The driver smiled. He now saw a glimmer of hope to his desperate situation.
“Chinese are very friendly to Muslims,” the driver announced. “We are so friendly to Muslims.”
Tamerlan leafed through the driver’s wallet and found his ATM card. He asked for the ATM code and got it. When they arrived in East Watertown, the driver was ordered to pull over onto Fairfield Street, a quiet side street. When he did, Dzhokhar parked behind him and got out. The brothers spoke briefly on the street and began transferring their arsenal from the Honda Civic to the Mercedes. Tamerlan ordered the driver to move over to the passenger side and got behind the wheel. Dzhokhar climbed into the back seat behind the Chinese man.

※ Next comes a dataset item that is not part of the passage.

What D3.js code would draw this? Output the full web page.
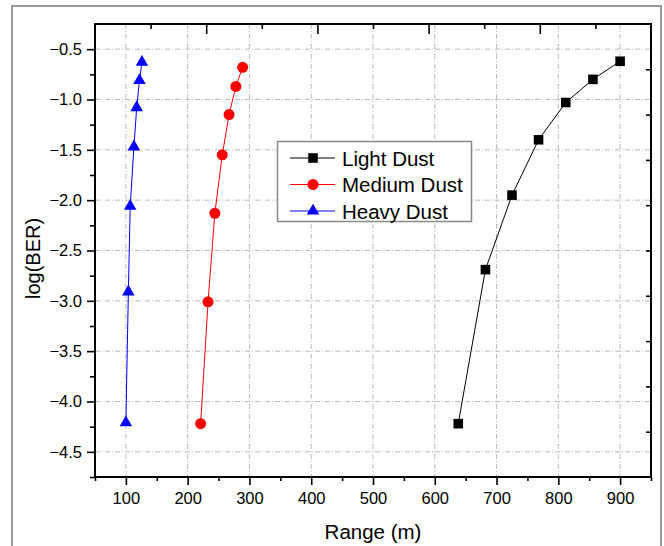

They stopped at a nearby Bank of America, where Dzhokhar retrieved some money with the driver’s ATM card. The brothers spoke openly in their native language about going to New York City. The driver could only pick up the word Manhattan in the conversation. The Tsarnaevs then asked him if his car could be driven to New York City. As he drove, Tamerlan fidgeted with the radio, going from station to station but avoiding any news. They returned to Fairfield Street where, once again, the brothers retrieved some items from the Honda Civic. Tamerlan slipped an Islamic prayer CD into the Mercedes’s stereo and then got back on the road. The driver got a text from his roommate and then a phone call.
“If you say a single word in Chinese, I’ll kill you right now,” Tamerlan warned.
“I’m sleeping in my friend’s home tonight,” the driver told his roommate. “I have to go.”
Tamerlan nodded and smiled. “Good boy. Good job.”
At this point, they needed gas. They spotted a Shell gas station at River Street and Memorial Drive in Cambridge. Dhzokhar tried to fill the tank using the driver’s credit card. The credit card reader was down.
“Cash only,” he told his older brother, who then gave him a fifty dollar bill. Dhzokhar walked inside the Shell mini-mart. The Mercedes driver had a decision to make: stay in the car and be killed like the MIT police officer and all those innocent souls at the Boston Marathon, or try to make a run for it. There was only one option and it was clear. With lightning speed, the driver unbuckled his seatbelt, opened the passenger door, and sprinted. The driver kept running and did not look back. He heard no shots fired, he felt no pain. He was free.